«Basta ballare in tv». E la baby star si uccide

Mecca dei reality show indiani, degli eccessi di Bollywood e dei clan mafiosi più spregiudicati del subcontinente, Bombay oggi è sotto choc per una serie di suicidi a catena tra minorenni che ha riacceso le polemiche sulla partecipazione dei bambini a spettacoli televisivi.
Il primo caso è quello della piccola Neha Sawant, appena undici anni ed era già una piccola star. I vicini di casa l’hanno trovata impiccata al ventilatore da soffitto della sua stanza, sabato scorso. Nessun biglietto d’addio o un indizio che potesse spiegare il suo gesto.
La polizia non si è ancora pronunciata, ma i quotidiani nazionali hanno già avanzato ipotesi: il movente del suicidio sarebbe la decisione della famiglia di allontanarla dall’accademia di danza dove studiava con il sogno del palcoscenico televisivo.
Nel quartiere, Neha si era conquistata una discreta fama per aver partecipato ad alcuni reality show, tra cui il celebre Boogie Woogie. Qui ha fatto la sua ultima apparizione televisiva nel gennaio 2009, ma il suo gruppo è stato eliminato dalla giuria. «Ha partecipato a un’altra audizione tv a marzo – riferisce l’ispettore Divekar – e poi i genitori hanno scelto di interrompere le sue performance perché si dedicasse allo studio». In un primo momento la mamma, insegnante, e il papà, impiegato in una ditta privata, hanno confermato che il divieto di ballare imposto alla figlia potesse essere la ragione del suo suicidio. A distanza di poche ore, però, hanno ritrattato. Hanno spiegato di essere convinti che la piccola Neha soffrisse di «disturbi emotivi legati alla pubertà».
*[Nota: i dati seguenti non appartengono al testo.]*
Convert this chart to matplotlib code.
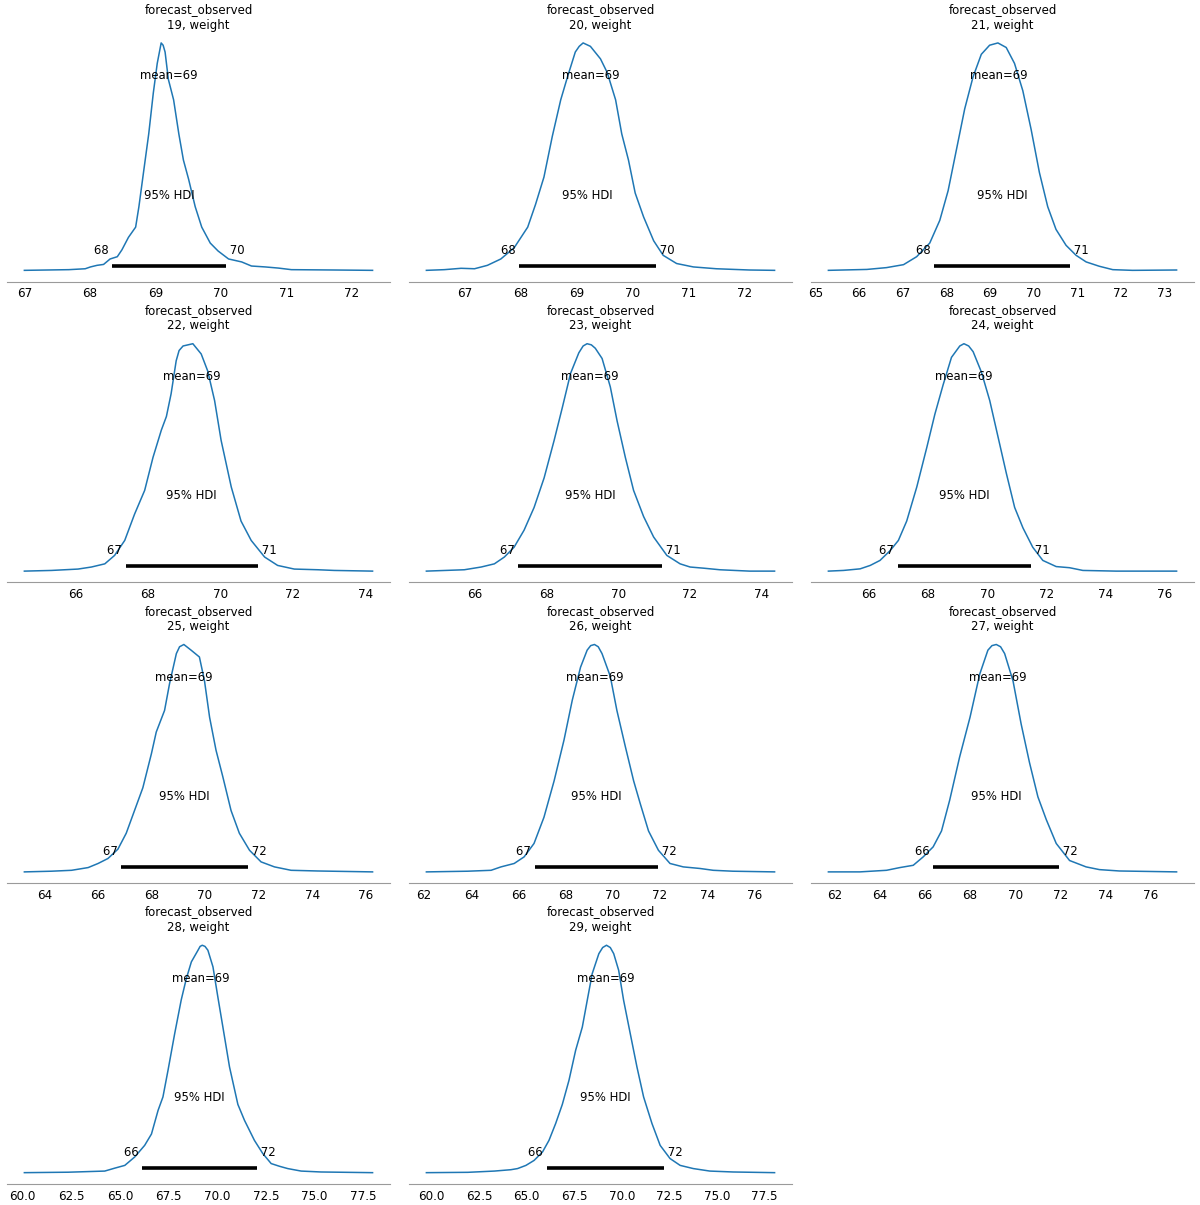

La polizia rimane cauta, ma il Paese ha già trovato il responsabile di questa giovane morte: il sistema televisivo e gli show che senza freni né regole sfruttano i bambini e le giovani generazioni. Il dibattito è aperto: da oltre un anno si aspetta che la Commissione nazionale indiana per i diritti dei minori fissi il tetto di età per partecipare a programmi televisivi. La proposta è quella di vietare la competizione nei reality show ai giovani al di sotto dei 16 anni, ma finora non si è vista neppure l’ombra di una direttiva. Così in India, le code interminabili per i provini di spettacoli popolari come Chak de Bachche, SaReGaMa o War Parivaar, sono piene di bambini pronti a tutto pur di conquistare il loro sogno: partire dalla televisione per poi approdare ai fasti e alla celebrità dell’ormai internazionale cinema di Bollywood.
Gli interessi in gioco non sono da sottovalutare. Le competizioni canore e di danza in televisione riscuotono un crescente consenso di pubblico, tanto che in prima serata battono anche le più seguite soap opera. Oggi in India vanno in onda cinque spettacoli musicali e di ballo in hindi, mentre non si contano quelli nei principali idiomi locali (bengali, marathi e malayam). I programmi che hanno come protagonisti i più piccoli, inoltre, sono un boccone appetitoso per gli inserzionisti pubblicitari e quindi buone fonti di entrate per le emittenti. Lo spiegano gli esperti: i bambini influenzano sempre più i consumi dei loro genitori e le scelte dei loro acquisti.
E c’è anche chi, come l’attivista per i diritti dei minorenni Vanita Markandaya, punta il dito proprio contro la famiglia: «Attratti da guadagni facili, i genitori spingono i figli a un duro allenamento per passare le selezioni oppure, dopo un fugace tentativo, decidono di ritirarli dalla gara.

Entrambi i casi possono generare depressione e quindi il suicido».
Dopo Neha la polizia ha trovato i corpi di due studenti impiccati: Sushant Patil, 12 anni, e Bhajanpreet Kaur, di 18. E ora a Bombay si parla già del triste fenomeno come di un urgente problema di salute pubblica.